Perkara Piutang, Rumah di Ponorogo Dieksekusi

Sejumlah perabotan rumah Sukardi dikeluarkan (Foto / Metro TV) Sejumlah perabotan rumah Sukardi dikeluarkan (Foto / Metro TV)

PONOROGO : Rumah lantai dua di Desa Polorejo Kecamatan Babadan Ponorogo dieksekusi Pengadilan Negeri (PN) Ponorogo. Sebab, rumah yang sebelumnya milik Sukardi itu, sudah dijual ke Toriman, warga Desa Karangsoko Kecamatan/Kabupaten Trenggalek. Jual beli rumah itu sudah dilakukan sejak tahun 2013. Namun, pembeli belum bisa menempati sehingga melakukan melakukan gugatan perdata di pengadilan.

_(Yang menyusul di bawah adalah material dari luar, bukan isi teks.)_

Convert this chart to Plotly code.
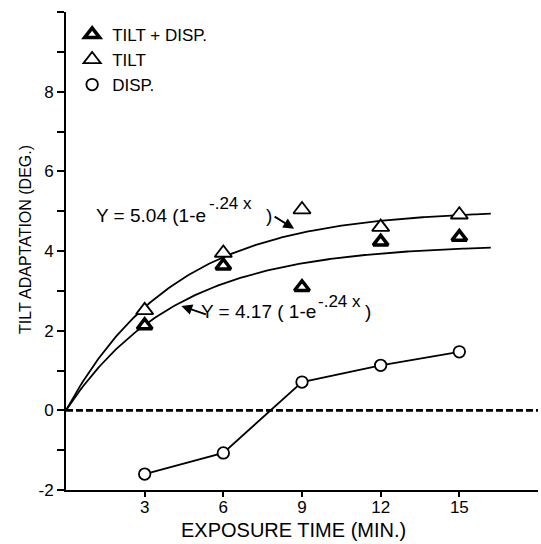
import numpy as np
import plotly.graph_objects as go

# ---- data ----
exposure_min = [3, 6, 9, 12, 15]
tilt_disp = [2.13, 3.63, 3.09, 4.23, 4.35]   # bold triangles
tilt_only = [2.51, 3.95, 5.04, 4.60, 4.91]   # thin triangles
disp_only = [-1.60, -1.07, 0.71, 1.13, 1.47]  # circles

# fitted curves printed on the chart: Y = A (1 - e^(-.24x))
fit_amp_tilt = 5.04
fit_amp_tilt_disp = 4.17
fit_rate = 0.24
fit_x_end = 16.2

zero_x = [0, 18]
zero_y = [0, 0]

x_tick_vals = [3, 6, 9, 12, 15]
x_tick_text = ["3", "6", "9", "12", "15"]
y_tick_vals = list(range(-2, 11))
y_tick_text = ["-2", "", "0", "", "2", "", "4", "", "6", "", "8", "", ""]

FONT = "Liberation Sans, Arial, sans-serif"

fit_x = np.linspace(0, fit_x_end, 200)
fit_tilt = fit_amp_tilt * (1 - np.exp(-fit_rate * fit_x))
fit_both = fit_amp_tilt_disp * (1 - np.exp(-fit_rate * fit_x))

fig = go.Figure()

fig.add_trace(go.Scatter(x=zero_x, y=zero_y, mode="lines",
                         line=dict(color="black", width=2.6, dash="7px,3px"),
                         showlegend=False, hoverinfo="skip"))
fig.add_trace(go.Scatter(x=fit_x, y=fit_tilt, mode="lines",
                         line=dict(color="black", width=1.8),
                         showlegend=False, hoverinfo="skip"))
fig.add_trace(go.Scatter(x=fit_x, y=fit_both, mode="lines",
                         line=dict(color="black", width=1.8),
                         showlegend=False, hoverinfo="skip"))
fig.add_trace(go.Scatter(x=exposure_min, y=disp_only, mode="lines",
                         line=dict(color="black", width=1.8),
                         showlegend=False, hoverinfo="skip"))

fig.add_trace(go.Scatter(x=exposure_min, y=tilt_disp, mode="markers",
                         name="TILT + DISP.",
                         marker=dict(symbol="triangle-up", size=13, color="white",
                                     line=dict(color="black", width=3.5))))
fig.add_trace(go.Scatter(x=exposure_min, y=tilt_only, mode="markers",
                         name="TILT",
                         marker=dict(symbol="triangle-up", size=15, color="white",
                                     line=dict(color="black", width=1.8))))
fig.add_trace(go.Scatter(x=exposure_min, y=disp_only, mode="markers",
                         name="DISP.",
                         marker=dict(symbol="circle", size=11.5, color="white",
                                     line=dict(color="black", width=1.8))))

main_font = dict(family=FONT, size=19, color="black")
sup_font = dict(family=FONT, size=17, color="black")

# equation 1 : Y = 5.04 (1-e^-.24x)
fig.add_annotation(x=5.38, y=4.88, xref="x", yref="y", xanchor="right", yanchor="middle",
                   text="Y = 5.04 (1-e", showarrow=False, font=main_font, borderpad=0)
fig.add_annotation(x=5.42, y=5.2, xref="x", yref="y", xanchor="left", yanchor="middle",
                   text="-.24 x", showarrow=False, font=sup_font, borderpad=0)
fig.add_annotation(x=7.6, y=4.88, xref="x", yref="y", xanchor="left", yanchor="middle",
                   text=")", showarrow=False, font=main_font, borderpad=0)
# equation 2 : Y = 4.17 (1-e^-.24x)
fig.add_annotation(x=9.57, y=2.47, xref="x", yref="y", xanchor="right", yanchor="middle",
                   text="Y = 4.17 ( 1-e", showarrow=False, font=main_font, borderpad=0)
fig.add_annotation(x=9.58, y=2.74, xref="x", yref="y", xanchor="left", yanchor="middle",
                   text="-.24 x", showarrow=False, font=sup_font, borderpad=0)
fig.add_annotation(x=11.38, y=2.47, xref="x", yref="y", xanchor="left", yanchor="middle",
                   text=")", showarrow=False, font=main_font, borderpad=0)
# arrows
fig.add_annotation(x=8.7, y=4.56, xref="x", yref="y", text="", showarrow=True,
                   ax=-21, ay=-13, arrowhead=2, arrowsize=1.2, arrowwidth=1.8,
                   arrowcolor="black")
fig.add_annotation(x=4.4, y=2.62, xref="x", yref="y", text="", showarrow=True,
                   ax=26, ay=9, arrowhead=2, arrowsize=1.2, arrowwidth=1.8,
                   arrowcolor="black")

fig.add_annotation(x=-0.087, y=0.525, xref="paper", yref="paper",
                   xanchor="center", yanchor="middle",
                   text="TILT ADAPTATION (DEG.)", textangle=-90, showarrow=False,
                   font=dict(family=FONT, size=16, color="black"))
fig.add_annotation(x=0.483, y=-0.084, xref="paper", yref="paper",
                   xanchor="center", yanchor="middle",
                   text="EXPOSURE TIME (MIN.)", showarrow=False,
                   font=dict(family=FONT, size=20, color="black"))

fig.update_xaxes(range=[0, 18], tickvals=x_tick_vals, ticktext=x_tick_text,
                 ticks="outside", ticklen=5, tickwidth=1.5, tickcolor="black",
                 ticklabelstandoff=-4,
                 showline=True, linecolor="black", linewidth=2, showgrid=False,
                 zeroline=False, tickfont=dict(family=FONT, size=17, color="black"))
fig.update_yaxes(range=[-2, 10], tickvals=y_tick_vals, ticktext=y_tick_text,
                 ticks="outside", ticklen=7, tickwidth=1.5, tickcolor="black",
                 showline=True, linecolor="black", linewidth=2, showgrid=False,
                 zeroline=False, tickfont=dict(family=FONT, size=17, color="black"))

fig.update_layout(
    width=541, height=544,
    margin=dict(l=66, r=3, t=12, b=54),
    paper_bgcolor="white", plot_bgcolor="white",
    font=dict(family=FONT, color="black"),
    legend=dict(x=0.013, y=0.99, xanchor="left", yanchor="top",
                bgcolor="rgba(0,0,0,0)", font=dict(family=FONT, size=17, color="black"),
                traceorder="normal", tracegroupgap=0),
)

fig.write_html("out.html", config={"displayModeBar": False},
               post_script="document.body.style.margin='0px';")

“Eksekusi ini tindak lanjut gugatan pengosongan yang diajukan tahun 2019 lalu. Penetapan pengadilan negeri Ponorogo bahwa dimenangkan oleh penggugat, dalam hal ini klien kami atau Pak Toriman,” kata Ernawati, ketua tim kuasa hukum Penggugat atau Toriman, Selasa 12 Oktober 2021.

Erna juga mengungkapkan bahwa di tingkat pengadilan tinggi juga dimenangkan oleh kliennya. Disana juga dikuatkan gugatan pengosongan. Sebab, kliennya sebagai pembeli objek sengketa sejak tahun 2013 lalu. Tindak lanjut jual beli tanah pekarangan dan bangunan itu, dengan balik nama sertifikat. Namun, dalam kenyataannya, penggugat belum bisa menguasai objek yang dibelinya.

“Hingga sampai tahun 2021 ini masih belum diserahkan. Akhirnya mau gak mau ya dieksekusi,” ungkap pengacara senior di Ponorogo tersebut.

Baca Juga : Penangkapan Pelaku Curanmor di Tol Japanan Diwarnai Hujan Tembakan

Kliennya, kata Erna selama ini sudah berusaha supaya tergugat atau Sukardi melakukan penyerahan secara baik-baik. Upaya baik itu sudah mulai mediasi fan gugatan. Namun, nyatanya tidak berhasil. Nah ketika sudah ada putusan yang mempunyai kekuatan hukum tetap. Pihak pengadilan juga sudah melakukan aanmaning.

“Jadi upaya-upaya yang baik sudah dilakukan, tetapi tidak berhasil akhirnya ya dilakukan eksekusi,” pungkasnya.

Sementara itu, dari keterangan tergugat atau Sukardi, permasalahan antara dirinya dan Toriman adalah tentang utang piutang. Dia bercerita bahwa waktu itu, Toriman menutup utang dirinya sebanyak Rp 160 juta ke salah satu bank swasta. “Usai menutup utang saya di bank itu, Pak Toriman membawa sertifikat tanah ke Trenggalek,” ungkap Sukardi sambil terbata-bata karena perabotnya mulai dikeluarkan oleh juru sita.

Dia sempat membayar angsuran utangnya itu sebanyak tiga kali. Yakni dengan nominal Rp 2,7 juta sebanyak 2 kali dan terakhir nominal Rp 8 juta. Setelah itu, dirinya dan sang istri disuruh ke kantor notaris di Trenggalek. “Di notaris ditanya-tanya, saat ditanya untuk apa, ya saya jawab untuk tanggungan utang piutang senilai Rp 160 juta,” katanya, dimana belakangan diketahui kalau Sukardi ke notaris itu untuk membuat akta jual beli.

Sukardi mengaku saat berada di notaris itu, pihaknya meminta salinan bahwa dirinya mempunyai utang sebanyak Rp 160 juta, namun tidak dikasih. Di sana juga tidak dibacakan perihal dirinya berada di notaris itu. “Di sana cuma ada istri dan saya dan pihak notaris, sedangkan Pak Toriman juga tidak ada,” ungkapnya.

Belakangan dirinya dilaporkan Pak Toriman ke polisi, bahwa menempati rumah yang tidak izin kepada pemiliknya. Dirinya juga sempat dihukum 5 bulan di penjara. Sukardi memang belum melunasi utangnya yang senilai Rp 160 juta itu. Tentu dengan jaminan sertifikat tanah rumahnya. Padahal rumahnya itu jika dijual bisa laku dikisaran harga Rp 75 juta.

“Ini malah diambil semua. Saya sudah laporkan ke Polres. Saya minta keadilan,” pungkasnya.